● STATED GOAL
Set down each line of the data below exactly as it stands, dropping the pictures.

───── SOURCE DATA

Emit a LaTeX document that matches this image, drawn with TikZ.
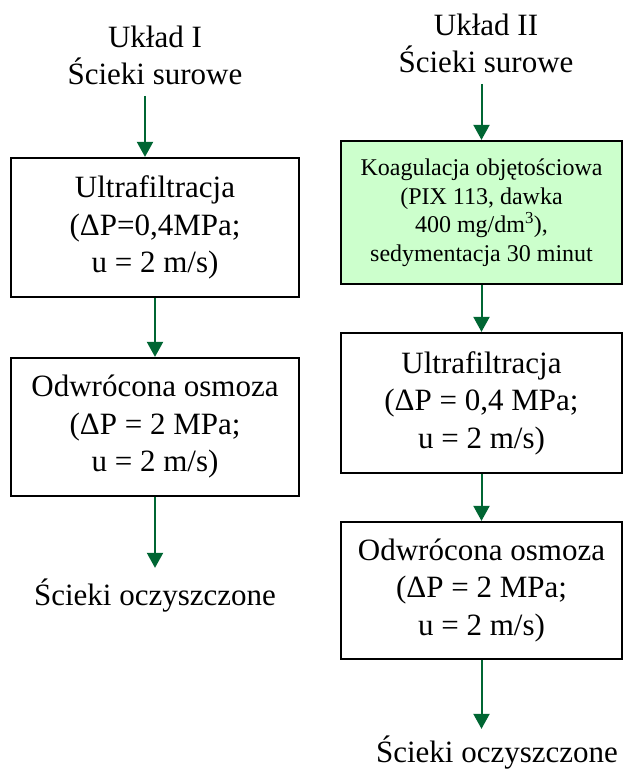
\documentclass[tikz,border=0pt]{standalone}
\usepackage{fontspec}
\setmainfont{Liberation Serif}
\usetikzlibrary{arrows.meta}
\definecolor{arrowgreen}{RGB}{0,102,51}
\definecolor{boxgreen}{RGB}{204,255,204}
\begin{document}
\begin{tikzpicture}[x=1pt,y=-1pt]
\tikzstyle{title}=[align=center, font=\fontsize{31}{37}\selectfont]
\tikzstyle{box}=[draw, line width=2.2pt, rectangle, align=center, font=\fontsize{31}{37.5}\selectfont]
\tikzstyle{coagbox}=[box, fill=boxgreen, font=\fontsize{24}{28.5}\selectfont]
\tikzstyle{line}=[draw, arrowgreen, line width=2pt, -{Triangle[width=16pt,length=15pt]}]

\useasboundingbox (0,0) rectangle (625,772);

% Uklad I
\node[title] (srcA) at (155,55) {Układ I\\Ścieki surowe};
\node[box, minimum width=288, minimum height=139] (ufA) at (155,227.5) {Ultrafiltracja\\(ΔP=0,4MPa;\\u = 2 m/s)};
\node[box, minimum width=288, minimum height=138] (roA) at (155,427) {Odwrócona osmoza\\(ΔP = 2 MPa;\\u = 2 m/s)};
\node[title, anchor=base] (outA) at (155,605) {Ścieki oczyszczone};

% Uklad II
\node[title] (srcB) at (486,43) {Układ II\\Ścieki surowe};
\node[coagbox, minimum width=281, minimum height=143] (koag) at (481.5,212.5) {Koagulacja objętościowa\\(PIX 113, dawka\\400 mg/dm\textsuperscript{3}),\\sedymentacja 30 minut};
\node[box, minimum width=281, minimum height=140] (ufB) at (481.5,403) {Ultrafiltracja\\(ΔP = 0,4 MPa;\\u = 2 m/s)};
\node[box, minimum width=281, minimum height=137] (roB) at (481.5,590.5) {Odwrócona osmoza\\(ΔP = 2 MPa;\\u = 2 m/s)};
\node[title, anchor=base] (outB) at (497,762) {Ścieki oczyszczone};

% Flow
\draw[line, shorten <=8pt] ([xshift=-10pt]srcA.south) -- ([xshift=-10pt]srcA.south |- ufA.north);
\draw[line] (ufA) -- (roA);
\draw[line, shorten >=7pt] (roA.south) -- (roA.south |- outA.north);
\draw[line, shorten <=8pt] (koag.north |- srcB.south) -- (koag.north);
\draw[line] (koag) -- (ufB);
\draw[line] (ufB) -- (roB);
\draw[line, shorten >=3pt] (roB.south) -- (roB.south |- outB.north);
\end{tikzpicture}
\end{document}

──────────

● TASK SOLUTION
Emit a LaTeX document that matches this image, drawn with TikZ.
\documentclass[tikz,border=0pt]{standalone}
\usepackage{fontspec}
\setmainfont{Liberation Serif}
\usetikzlibrary{arrows.meta}
\definecolor{arrowgreen}{RGB}{0,102,51}
\definecolor{boxgreen}{RGB}{204,255,204}
\begin{document}
\begin{tikzpicture}[x=1pt,y=-1pt]
\tikzstyle{title}=[align=center, font=\fontsize{31}{37}\selectfont]
\tikzstyle{box}=[draw, line width=2.2pt, rectangle, align=center, font=\fontsize{31}{37.5}\selectfont]
\tikzstyle{coagbox}=[box, fill=boxgreen, font=\fontsize{24}{28.5}\selectfont]
\tikzstyle{line}=[draw, arrowgreen, line width=2pt, -{Triangle[width=16pt,length=15pt]}]

\useasboundingbox (0,0) rectangle (625,772);

% Uklad I
\node[title] (srcA) at (155,55) {Układ I\\Ścieki surowe};
\node[box, minimum width=288, minimum height=139] (ufA) at (155,227.5) {Ultrafiltracja\\(ΔP=0,4MPa;\\u = 2 m/s)};
\node[box, minimum width=288, minimum height=138] (roA) at (155,427) {Odwrócona osmoza\\(ΔP = 2 MPa;\\u = 2 m/s)};
\node[title, anchor=base] (outA) at (155,605) {Ścieki oczyszczone};

% Uklad II
\node[title] (srcB) at (486,43) {Układ II\\Ścieki surowe};
\node[coagbox, minimum width=281, minimum height=143] (koag) at (481.5,212.5) {Koagulacja objętościowa\\(PIX 113, dawka\\400 mg/dm\textsuperscript{3}),\\sedymentacja 30 minut};
\node[box, minimum width=281, minimum height=140] (ufB) at (481.5,403) {Ultrafiltracja\\(ΔP = 0,4 MPa;\\u = 2 m/s)};
\node[box, minimum width=281, minimum height=137] (roB) at (481.5,590.5) {Odwrócona osmoza\\(ΔP = 2 MPa;\\u = 2 m/s)};
\node[title, anchor=base] (outB) at (497,762) {Ścieki oczyszczone};

% Flow
\draw[line, shorten <=8pt] ([xshift=-10pt]srcA.south) -- ([xshift=-10pt]srcA.south |- ufA.north);
\draw[line] (ufA) -- (roA);
\draw[line, shorten >=7pt] (roA.south) -- (roA.south |- outA.north);
\draw[line, shorten <=8pt] (koag.north |- srcB.south) -- (koag.north);
\draw[line] (koag) -- (ufB);
\draw[line] (ufB) -- (roB);
\draw[line, shorten >=3pt] (roB.south) -- (roB.south |- outB.north);
\end{tikzpicture}
\end{document}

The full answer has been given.